会津地方を旅した。会津若松から喜多方へ向かう車の窓から眺めると、広大な会津盆地のあちこちに白い煙が立ち昇っている。煙の近くを通ると、一帯の田は全面黒く焦げていた。稲を刈った後の田を焼く煙だった。
ところが、この田を焼く行為を一語で表現する言葉をしらべても、辞書に見あたらない。言葉が無いのは、そのような行為が古くから行われていなかったということか?ネットで検索してみたら、東北の各地には「稲藁焼き」と言う言葉が多かった。あまり詩的な響きでないので、季語に何かあるのではないかと調べてみたが、それらしい語は見つからなかった。

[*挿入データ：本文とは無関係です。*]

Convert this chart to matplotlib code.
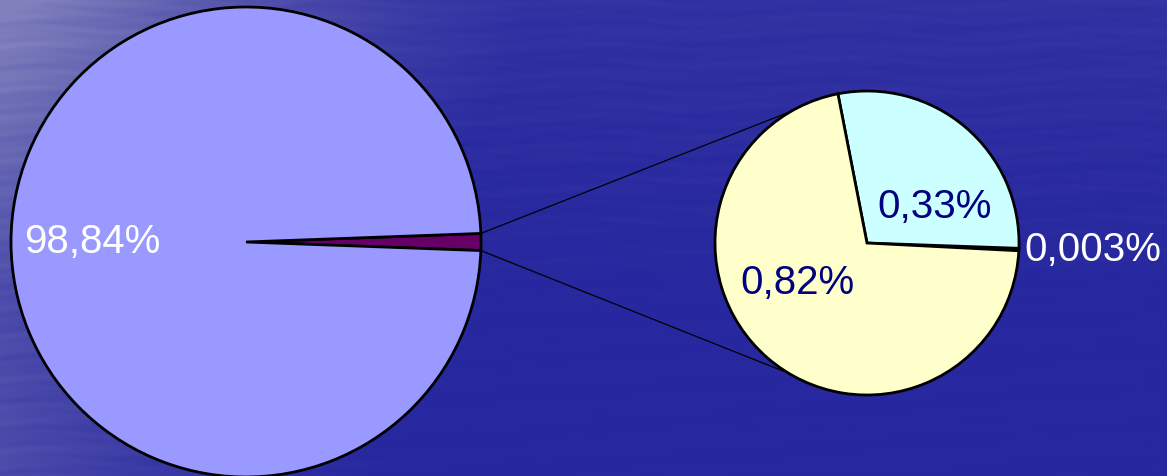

そこで旅を共にした人にメールで訊ねてみた。俳句を嗜むその人は、自分の師に訊ね、句作には「刈田焼く」が適切であろうとの教示を受けたと返事をくれた。
小生に俳句を詠む能力はないが、「刈田焼き」ならあの情景を表すのに相応しい言葉だと思った。
会津盆地独特の農事かと早合点したが、後に関連サイトを見て、事情がわかった。この会津盆地に煙が立ち昇る光景は、昔からのものでなく、近年になって、コンバインによる刈り取りが普及してからのものだった。刈り取り、脱穀、藁の裁断までを連続して処理するこの機械は、刈り取りの跡に籾殻や藁屑を落としながら移動する。刈り取りの済んだ田に堆積した籾藁は、土壌の消毒と加里肥料をつくる目的で、燃やされる。
藁を捨てることなく縄や筵、その他の素材として利用していた時代、秋の会津盆地では、あのような一斉に田を焼く煙は立たなかったのかもしれない。また今後は、煙害や消防上の問題から、今のような野焼きが難しくなることもあるだろう。
ある光景が呼び起こす詩情を地域の多数の人々が共感し、それが風物詩として定着するまでには、数十世代にもわたる時を必要とする。
あの会津盆地の刈田焼が、秋の風物詩となるまで続くことができるのか、些か気に懸かる。